- **WHAT YOU SHOULD DO**
Tally the lines containing the word "matplotlib", and report the tally alone.

- **RECORDED INFORMATION**
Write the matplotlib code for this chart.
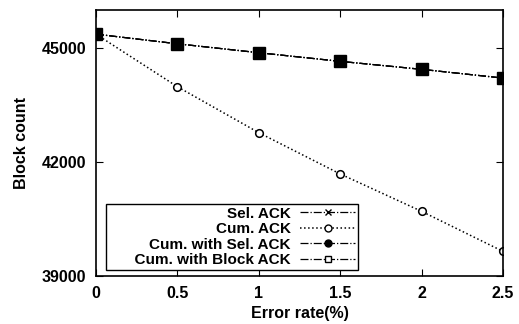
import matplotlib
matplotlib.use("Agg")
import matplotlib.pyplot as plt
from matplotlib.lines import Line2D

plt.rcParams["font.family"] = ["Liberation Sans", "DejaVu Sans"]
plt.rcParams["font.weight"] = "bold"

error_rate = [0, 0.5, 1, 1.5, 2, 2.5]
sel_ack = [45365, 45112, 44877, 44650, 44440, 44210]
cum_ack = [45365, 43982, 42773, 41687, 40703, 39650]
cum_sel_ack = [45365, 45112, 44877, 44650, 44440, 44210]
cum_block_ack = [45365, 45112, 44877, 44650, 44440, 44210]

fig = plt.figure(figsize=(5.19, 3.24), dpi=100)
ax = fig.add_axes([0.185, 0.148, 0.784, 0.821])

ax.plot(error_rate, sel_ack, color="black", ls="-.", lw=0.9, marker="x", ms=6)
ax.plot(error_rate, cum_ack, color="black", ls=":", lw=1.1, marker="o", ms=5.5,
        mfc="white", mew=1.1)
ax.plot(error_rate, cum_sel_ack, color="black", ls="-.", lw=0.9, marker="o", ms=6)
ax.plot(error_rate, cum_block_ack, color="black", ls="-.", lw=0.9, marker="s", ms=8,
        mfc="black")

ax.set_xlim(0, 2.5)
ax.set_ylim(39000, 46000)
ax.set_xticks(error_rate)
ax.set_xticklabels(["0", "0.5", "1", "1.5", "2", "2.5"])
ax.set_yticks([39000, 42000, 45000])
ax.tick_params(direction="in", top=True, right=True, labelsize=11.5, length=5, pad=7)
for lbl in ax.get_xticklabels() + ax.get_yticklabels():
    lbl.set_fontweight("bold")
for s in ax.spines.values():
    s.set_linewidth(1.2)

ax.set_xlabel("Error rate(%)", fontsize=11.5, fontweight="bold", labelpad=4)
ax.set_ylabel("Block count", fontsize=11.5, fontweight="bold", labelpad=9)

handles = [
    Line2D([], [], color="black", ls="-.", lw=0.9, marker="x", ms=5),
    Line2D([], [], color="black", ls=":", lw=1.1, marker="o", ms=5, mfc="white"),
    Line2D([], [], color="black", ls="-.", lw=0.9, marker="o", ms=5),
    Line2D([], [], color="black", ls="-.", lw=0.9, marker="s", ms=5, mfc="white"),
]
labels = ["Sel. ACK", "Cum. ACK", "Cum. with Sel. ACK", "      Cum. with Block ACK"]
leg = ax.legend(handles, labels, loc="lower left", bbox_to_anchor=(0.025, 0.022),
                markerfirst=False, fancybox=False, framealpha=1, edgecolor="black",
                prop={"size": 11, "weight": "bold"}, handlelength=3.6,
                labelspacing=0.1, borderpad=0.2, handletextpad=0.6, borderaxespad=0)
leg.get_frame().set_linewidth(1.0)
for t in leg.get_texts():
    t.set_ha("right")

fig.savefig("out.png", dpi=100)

- **OUTPUT BELOW**
5